Но ее прикосновения легки и приятны, как и прикосновения госпожи. Расслабляюсь, позволяю тонким пальцам ловко скользить по спине.
— Ты ведь Лей, да? Я видел, как тебя купили.
— Я тоже видела тебя тогда. Мне казалось, что ты вот-вот кинешься на Кайро и сожрешь его заживо.
— Это он сделал такое с тобой?
— Нет, были умельцы до него. Он бы не стал портить товар.
На языке вертится вопрос, но не сразу решаюсь озвучить его.
— Госпожа сказала, что хотела тебя отпустить. Почему ты не ушла?
Не вижу ее, но чувствую кожей, как вздрагивают женские пальцы.
— Мне некуда идти.
— Есть ведь резервация.
— И кем я буду там? Я слышала истории о резервации. Говорят, нет худшего зверя, чем бывший раб. И женщины там — те же рабыни. Только здесь хозяева наказывают за дело, а там тебя может обидеть всякий, кто пожелает…

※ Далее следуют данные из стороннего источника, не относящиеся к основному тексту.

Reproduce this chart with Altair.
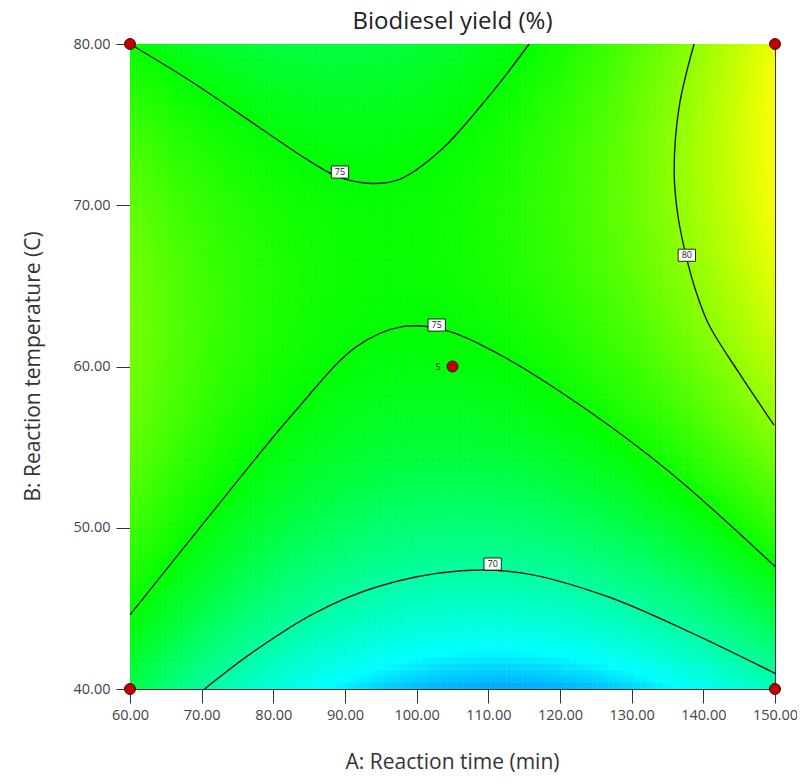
import numpy as np
import pandas as pd
import altair as alt

alt.data_transformers.disable_max_rows()

# ---- contour traces (A: time, B: temperature) ----
top75_x = [60.0, 68.6, 77.9, 84.8, 89.0, 93.2, 97.4, 103.4, 110.4, 115.7]
top75_y = [80.0, 77.66, 74.87, 72.81, 71.77, 71.36, 71.57, 73.43, 76.94, 80.0]

mid75_x = [60.0, 71.0, 82.8, 91.6, 98.0, 103.9, 112.1, 123.8, 135.5, 150.0]
mid75_y = [44.6, 50.69, 57.10, 61.23, 62.47, 62.26, 60.61, 57.30, 53.38, 47.6]

c70_x = [70.4, 76.9, 85.7, 94.5, 106.2, 115.0, 126.7, 138.5, 150.0]
c70_y = [40.0, 42.21, 44.69, 46.34, 47.33, 47.17, 45.72, 43.45, 40.97]

c80_x = [138.71, 136.62, 135.93, 136.48, 137.60, 139.00, 140.80, 144.98, 149.86]
c80_y = [80.0, 76.09, 72.0, 69.27, 66.85, 64.62, 62.57, 59.60, 56.37]

curves = [
    ("t75", 75, top75_x, top75_y),
    ("m75", 75, mid75_x, mid75_y),
    ("c70", 70, c70_x, c70_y),
    ("c80", 80, c80_x, c80_y),
]

# contour labels
lab_x = [89.3, 102.8, 110.6, 137.7]
lab_y = [72.06, 62.57, 47.75, 66.9]
lab_t = ["75", "75", "70", "80"]

# design points
pt_x = [60, 60, 150, 150, 105]
pt_y = [40, 80, 40, 80, 60]

# colour stops
c_dom = [62, 67, 75, 84, 93]
c_rng = ["#0000ff", "#00ffff", "#00ff00", "#ffff00", "#ff0000"]

title_text = ["Biodiesel yield (%)"]

# ---- fit quadratic response surface to the traced contour points ----
rows = []
for name, lvl, xs, ys in curves:
    for xx, yy in zip(xs, ys):
        rows.append((xx, yy, lvl))
P = np.array(rows, dtype=float)
a = (P[:, 0] - 105) / 45
b = (P[:, 1] - 60) / 20
M = np.column_stack([np.ones_like(a), a, b, a * b, a * a, b * b])
coef, *_ = np.linalg.lstsq(M, P[:, 2], rcond=None)

nx, ny = 120, 100
xe = np.linspace(60, 150, nx + 1)
ye = np.linspace(40, 80, ny + 1)
xc = (xe[:-1] + xe[1:]) / 2
yc = (ye[:-1] + ye[1:]) / 2
XX, YY = np.meshgrid(xc, yc)
A = (XX - 105) / 45
B = (YY - 60) / 20
Z = coef[0] + coef[1] * A + coef[2] * B + coef[3] * A * B + coef[4] * A * A + coef[5] * B * B
X0, Y0 = np.meshgrid(xe[:-1], ye[:-1])
X1, Y1 = np.meshgrid(xe[1:], ye[1:])
grid = pd.DataFrame({
    "x": X0.ravel(), "x2": X1.ravel(),
    "y": Y0.ravel(), "y2": Y1.ravel(),
    "z": np.round(Z.ravel(), 3),
})

line_rows = []
for name, lvl, xs, ys in curves:
    for i, (xx, yy) in enumerate(zip(xs, ys)):
        line_rows.append({"x": xx, "y": yy, "curve": name, "i": i})
lines = pd.DataFrame(line_rows)
labels = pd.DataFrame({"x": lab_x, "y": lab_y, "t": lab_t})
points = pd.DataFrame({"x": pt_x, "y": pt_y})
center_lab = pd.DataFrame({"x": [103.0], "y": [60.0], "t": ["5"]})

FONT = "Open Sans"
xaxis = alt.Axis(
    values=list(range(60, 151, 10)), format=".2f", tickSize=14, labelPadding=5,
    labelFontSize=14.5, labelColor="#444", labelFont=FONT, labelFlush=False,
    tickColor="#333", domainColor="#333", grid=False,
    title="A: Reaction time (min)", titleFont=FONT, titleFontSize=21,
    titleFontWeight="normal", titleColor="#333", titleX=322, titleY=73,
    titleBaseline="middle",
)
yaxis = alt.Axis(
    values=list(range(40, 81, 10)), format=".2f", tickSize=14, labelPadding=6,
    labelFontSize=14.5, labelColor="#444", labelFont=FONT, labelFlush=False,
    tickColor="#333", domainColor="#333", grid=False,
    title="B: Reaction temperature (C)", titleFont=FONT, titleFontSize=21,
    titleFontWeight="normal", titleColor="#333", titleX=-97, titleY=322,
    titleAngle=-90, titleAlign="center", titleBaseline="middle",
)
xs_ = alt.Scale(domain=[60, 150], nice=False, zero=False)
ys_ = alt.Scale(domain=[40, 80], nice=False, zero=False)
X = alt.X("x:Q", scale=xs_, axis=xaxis)
Y = alt.Y("y:Q", scale=ys_, axis=yaxis)
cscale = alt.Scale(domain=c_dom, range=c_rng, interpolate="rgb")

heat = alt.Chart(grid).mark_rect(strokeWidth=0.6, clip=True).encode(
    x=X, x2="x2:Q", y=Y, y2="y2:Q",
    color=alt.Color("z:Q", scale=cscale, legend=None),
    stroke=alt.Stroke("z:Q", scale=cscale, legend=None),
)

cl = alt.Chart(lines).mark_line(color="#1a1a1a", strokeWidth=1.4, interpolate="catmull-rom").encode(
    x=X, y=Y, detail="curve:N", order="i:Q"
)

boxes = alt.Chart(labels).mark_point(
    shape="M-1,-0.7H1V0.7H-1Z", size=300, filled=True, fill="white",
    stroke="#111", strokeWidth=0.9, opacity=1,
).encode(x=X, y=Y)

btxt = alt.Chart(labels).mark_text(fontSize=9, font=FONT, color="#222").encode(
    x=X, y=Y, text="t:N"
)

dots = alt.Chart(points).mark_circle(size=120, color="#c00000", stroke="#4a0000",
                                     strokeWidth=1, opacity=1).encode(x=X, y=Y)

ctxt = alt.Chart(center_lab).mark_text(fontSize=9, font=FONT, color="#222").encode(
    x=X, y=Y, text="t:N"
)

ttl = alt.Chart(pd.DataFrame({"t": title_text})).mark_text(
    fontSize=24, font=FONT, color="#222", align="center", baseline="middle"
).encode(x=alt.value(322.5), y=alt.value(-22), text="t:N")

chart = alt.layer(heat, cl, boxes, btxt, dots, ctxt, ttl).properties(
    width=645, height=645,
    padding={"left": 122, "top": 36, "right": 22, "bottom": 86},
    autosize=alt.AutoSizeParams(type="none"),
).configure_view(stroke="#333", strokeWidth=1)

chart.save("out.html", embed_options={"renderer": "svg", "actions": False})
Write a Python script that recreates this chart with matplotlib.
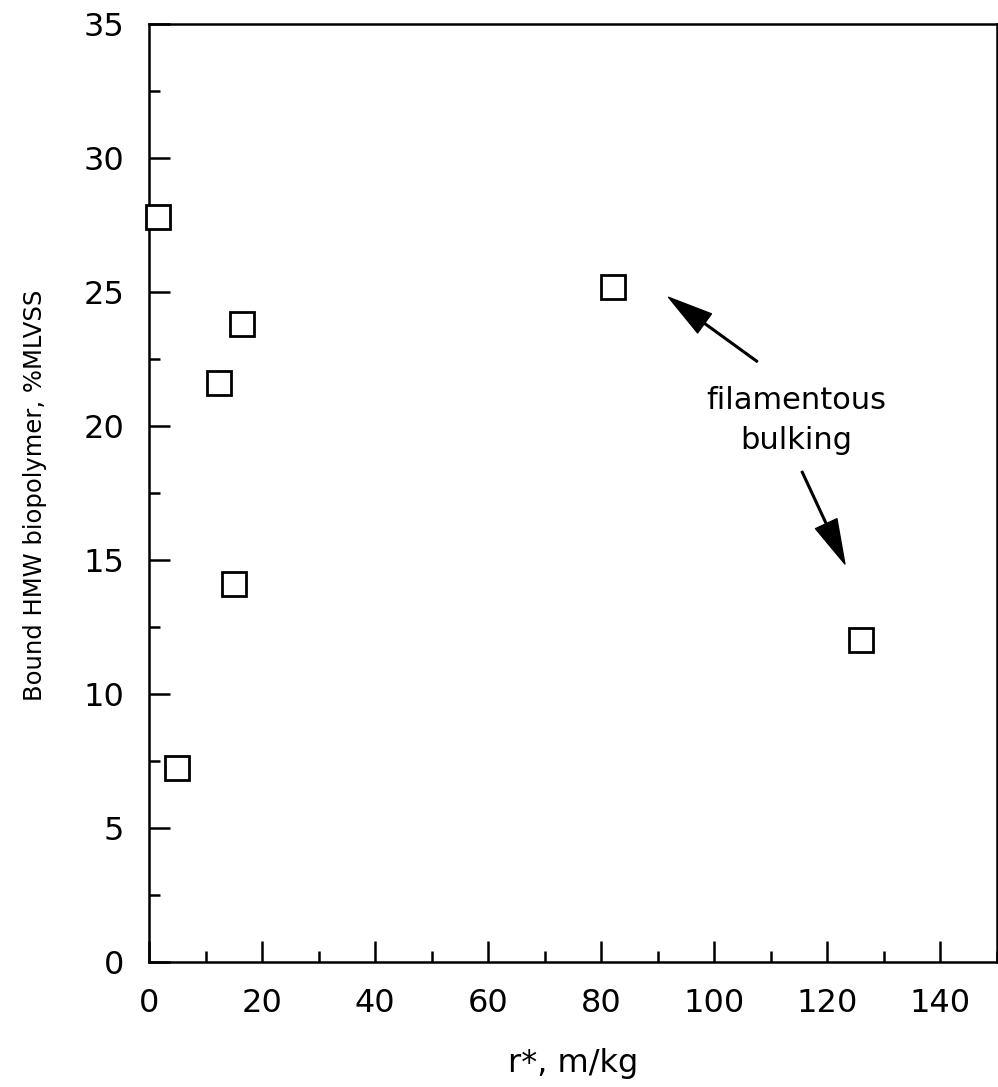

— Глупости, — почему-то ее слова вызывают злость, пальцы под подушкой с силой комкают простынь.
— Кто бы говорил о глупостях, — в ее голосе слышится самодовольство. — Я слышала, что ты сделал. Как можно было додуматься напасть на господина?
— Не твое дело, — цежу сквозь зубы.
Между нами повисает молчание. Прислушиваюсь к ощущениям и понимаю, что кончики женских пальцев скользят не только по воспаленным рубцам. Спускаются ниже, замирают на миг, пробираются под повязку, ткань недвусмысленно сползает с бедер. Если б я был нормальным, наверняка откликнулся бы на столь явный намек. Но перед глазами вспыхивает прошлое, и меня охватывает злость.
— Мой зад не нуждается в лечении, уверяю тебя.
Женская рука на миг замирает, но затем продолжает движение. Невольно напрягаюсь, тело каменеет.
— Ты красивый мужчина, — низко стелется гортанный голос. — Сильный. Мы здесь одни, хозяйка ушла в сад. Никто не придет. Разве ты не хочешь…
Столь откровенные прикосновения и дерзкие слова возбуждают, но это злит еще больше.
— Нет.
Ладонь на моем заду замирает. Повязка возвращается на место, а пальцы скользят по рубцам на бедрах.
— Тебя оскопили?
Невинный вопрос вызывает во мне жгучую ярость. Срываюсь с постели, сгребаю обе ее руки одной своей. Лязг цепей раздражает. Испуг в глазах рабыни раздражает еще больше.
— Хочешь проверить? Изволь. Но тебе не понравится.